I not only had my best 5K time this week with just under 28 minutes but I also stepped on the scale to see that I’ve lost over 10lbs since I’ve started this new journey.
As I excitedly celebrated my two accomplishments I was saddened to learn about the horrible tragedy that happened in the community of Orlando, FL. The terror attack on the night club that supported and was known as a save haven for the LGBT community is heart breaking. As new details emerge, the worse it sounds.
Its hard to focus on myself when the world is mourning the deaths caused by a senseless act of violence, but I must. I can’t be scared to be who I am. I can’t worry about the possibility that I could be targeted next.
I will continue my journey. I will not hide. I will continue.
My journey isn’t completed yet, and I have some miles to go before its complete. This milestone is just one of many I hope to accomplish.
Have a great night and tell your loved ones how much you love them.

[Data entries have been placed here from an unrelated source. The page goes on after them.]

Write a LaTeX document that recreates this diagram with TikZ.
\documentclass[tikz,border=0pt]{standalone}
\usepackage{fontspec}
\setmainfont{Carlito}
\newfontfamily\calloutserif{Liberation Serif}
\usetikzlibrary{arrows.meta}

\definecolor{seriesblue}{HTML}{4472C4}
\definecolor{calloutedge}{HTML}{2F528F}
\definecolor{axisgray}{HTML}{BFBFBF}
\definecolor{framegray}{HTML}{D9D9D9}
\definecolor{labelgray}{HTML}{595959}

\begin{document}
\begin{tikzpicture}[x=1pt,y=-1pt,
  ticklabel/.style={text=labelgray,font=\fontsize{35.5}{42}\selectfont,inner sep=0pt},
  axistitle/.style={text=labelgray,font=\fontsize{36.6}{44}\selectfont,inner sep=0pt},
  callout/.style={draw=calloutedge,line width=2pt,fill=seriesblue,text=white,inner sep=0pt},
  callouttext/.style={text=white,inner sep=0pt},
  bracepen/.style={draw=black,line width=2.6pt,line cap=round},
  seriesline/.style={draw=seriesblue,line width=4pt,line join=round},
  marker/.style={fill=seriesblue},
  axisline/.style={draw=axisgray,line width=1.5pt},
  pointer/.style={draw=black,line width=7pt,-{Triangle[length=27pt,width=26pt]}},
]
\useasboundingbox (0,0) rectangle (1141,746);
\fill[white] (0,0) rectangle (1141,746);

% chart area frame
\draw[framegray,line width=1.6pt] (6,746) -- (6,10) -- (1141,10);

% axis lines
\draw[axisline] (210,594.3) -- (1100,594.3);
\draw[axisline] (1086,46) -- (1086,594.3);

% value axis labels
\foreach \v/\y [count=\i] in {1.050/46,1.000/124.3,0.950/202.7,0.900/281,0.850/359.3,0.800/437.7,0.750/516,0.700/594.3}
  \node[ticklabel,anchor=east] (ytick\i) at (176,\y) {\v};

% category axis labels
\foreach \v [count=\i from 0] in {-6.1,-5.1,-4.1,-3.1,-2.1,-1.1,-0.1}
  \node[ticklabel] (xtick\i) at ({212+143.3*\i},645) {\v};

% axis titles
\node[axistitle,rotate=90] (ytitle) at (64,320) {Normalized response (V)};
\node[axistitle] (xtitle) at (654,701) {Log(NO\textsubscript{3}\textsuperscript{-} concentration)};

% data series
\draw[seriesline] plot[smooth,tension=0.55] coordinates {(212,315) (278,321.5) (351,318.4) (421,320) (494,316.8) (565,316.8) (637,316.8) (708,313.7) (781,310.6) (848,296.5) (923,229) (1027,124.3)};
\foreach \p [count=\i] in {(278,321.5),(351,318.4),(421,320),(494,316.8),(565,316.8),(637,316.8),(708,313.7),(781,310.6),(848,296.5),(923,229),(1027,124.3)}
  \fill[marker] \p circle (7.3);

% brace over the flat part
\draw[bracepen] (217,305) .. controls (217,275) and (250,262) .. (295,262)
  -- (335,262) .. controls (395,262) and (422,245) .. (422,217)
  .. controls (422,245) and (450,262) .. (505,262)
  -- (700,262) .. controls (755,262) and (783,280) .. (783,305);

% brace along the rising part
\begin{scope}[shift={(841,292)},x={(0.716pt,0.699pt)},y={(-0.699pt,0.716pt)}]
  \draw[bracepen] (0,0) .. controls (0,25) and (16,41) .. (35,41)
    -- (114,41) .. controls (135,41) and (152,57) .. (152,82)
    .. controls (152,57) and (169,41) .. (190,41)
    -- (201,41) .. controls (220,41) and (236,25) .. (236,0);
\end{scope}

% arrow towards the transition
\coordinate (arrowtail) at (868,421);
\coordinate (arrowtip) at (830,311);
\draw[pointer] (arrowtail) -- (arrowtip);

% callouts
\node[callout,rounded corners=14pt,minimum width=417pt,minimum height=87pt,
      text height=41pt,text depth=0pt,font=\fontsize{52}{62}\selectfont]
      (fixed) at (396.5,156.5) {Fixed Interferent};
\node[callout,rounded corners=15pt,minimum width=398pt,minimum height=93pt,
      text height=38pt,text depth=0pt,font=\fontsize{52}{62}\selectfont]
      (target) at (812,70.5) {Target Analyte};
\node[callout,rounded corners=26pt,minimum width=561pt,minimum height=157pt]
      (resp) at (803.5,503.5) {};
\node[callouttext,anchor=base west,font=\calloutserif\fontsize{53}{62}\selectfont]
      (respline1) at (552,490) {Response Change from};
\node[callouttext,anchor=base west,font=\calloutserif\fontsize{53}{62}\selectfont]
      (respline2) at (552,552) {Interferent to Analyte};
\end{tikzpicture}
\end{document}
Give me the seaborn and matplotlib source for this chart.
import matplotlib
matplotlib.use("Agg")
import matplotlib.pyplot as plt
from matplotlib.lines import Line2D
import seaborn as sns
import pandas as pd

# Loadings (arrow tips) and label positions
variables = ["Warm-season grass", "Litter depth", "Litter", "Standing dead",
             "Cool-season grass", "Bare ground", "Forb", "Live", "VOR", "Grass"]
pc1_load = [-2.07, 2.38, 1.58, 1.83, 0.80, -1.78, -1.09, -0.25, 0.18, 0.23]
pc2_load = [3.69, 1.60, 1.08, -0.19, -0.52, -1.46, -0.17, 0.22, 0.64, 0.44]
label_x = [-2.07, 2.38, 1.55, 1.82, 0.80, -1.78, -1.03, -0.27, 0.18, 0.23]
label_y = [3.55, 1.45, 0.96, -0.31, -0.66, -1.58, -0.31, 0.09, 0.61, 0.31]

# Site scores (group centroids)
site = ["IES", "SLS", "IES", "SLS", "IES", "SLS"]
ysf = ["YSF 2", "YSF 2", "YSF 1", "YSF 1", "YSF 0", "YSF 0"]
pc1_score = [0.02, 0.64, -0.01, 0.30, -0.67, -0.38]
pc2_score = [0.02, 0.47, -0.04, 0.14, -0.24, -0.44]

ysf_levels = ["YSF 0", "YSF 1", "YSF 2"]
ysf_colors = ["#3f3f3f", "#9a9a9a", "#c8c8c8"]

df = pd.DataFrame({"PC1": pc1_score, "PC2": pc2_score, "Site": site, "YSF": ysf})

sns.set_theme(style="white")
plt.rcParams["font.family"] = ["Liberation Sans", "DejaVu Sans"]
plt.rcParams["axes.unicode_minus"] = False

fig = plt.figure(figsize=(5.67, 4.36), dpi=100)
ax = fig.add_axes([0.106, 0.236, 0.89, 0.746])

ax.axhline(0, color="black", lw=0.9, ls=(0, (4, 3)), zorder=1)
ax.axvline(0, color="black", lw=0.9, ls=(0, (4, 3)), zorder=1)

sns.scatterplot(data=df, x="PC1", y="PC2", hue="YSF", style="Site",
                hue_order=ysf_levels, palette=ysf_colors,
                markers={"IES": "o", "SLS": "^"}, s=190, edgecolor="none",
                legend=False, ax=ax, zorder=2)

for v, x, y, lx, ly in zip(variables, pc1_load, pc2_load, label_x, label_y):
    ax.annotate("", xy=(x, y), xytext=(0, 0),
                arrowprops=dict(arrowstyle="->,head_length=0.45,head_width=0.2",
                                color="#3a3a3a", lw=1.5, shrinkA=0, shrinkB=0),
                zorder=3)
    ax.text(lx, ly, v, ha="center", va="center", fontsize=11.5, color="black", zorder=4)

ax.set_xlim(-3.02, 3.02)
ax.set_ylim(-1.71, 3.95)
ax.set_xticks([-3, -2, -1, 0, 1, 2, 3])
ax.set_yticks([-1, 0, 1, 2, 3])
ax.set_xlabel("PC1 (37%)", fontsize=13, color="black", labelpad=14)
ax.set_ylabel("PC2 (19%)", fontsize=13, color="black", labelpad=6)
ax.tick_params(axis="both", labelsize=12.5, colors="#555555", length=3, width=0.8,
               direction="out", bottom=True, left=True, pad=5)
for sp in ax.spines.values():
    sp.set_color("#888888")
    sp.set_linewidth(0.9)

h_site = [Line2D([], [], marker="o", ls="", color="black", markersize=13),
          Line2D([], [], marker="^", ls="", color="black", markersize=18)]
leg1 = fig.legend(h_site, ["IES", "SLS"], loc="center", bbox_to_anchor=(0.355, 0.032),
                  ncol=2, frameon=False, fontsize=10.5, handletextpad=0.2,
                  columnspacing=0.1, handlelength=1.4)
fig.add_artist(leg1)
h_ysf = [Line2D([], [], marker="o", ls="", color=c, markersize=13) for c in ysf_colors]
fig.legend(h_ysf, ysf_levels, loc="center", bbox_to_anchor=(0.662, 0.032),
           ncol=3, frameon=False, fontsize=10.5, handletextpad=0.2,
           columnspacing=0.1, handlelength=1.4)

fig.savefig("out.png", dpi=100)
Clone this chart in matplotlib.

So as the US celebrates Memorial Day, I celebrate as well. I’ve continued on this journey on the 1st of May and I’m glad that I did. I feel alive. I feel more energized more than ever. I enjoy going to the gym and I’m liking this new life.
I’m much happy with these decisions that I’ve made for the better. I’m not taking any special drugs or any supplants to help me along this journey. I take vitamins, I eat right and I’m excerising daily.
Theses small changes are such a difference maker in my life. Now I’m still drinking soda from time to time along with treating myself to ice cream and such. I’m not perfect and no one should expect you to be.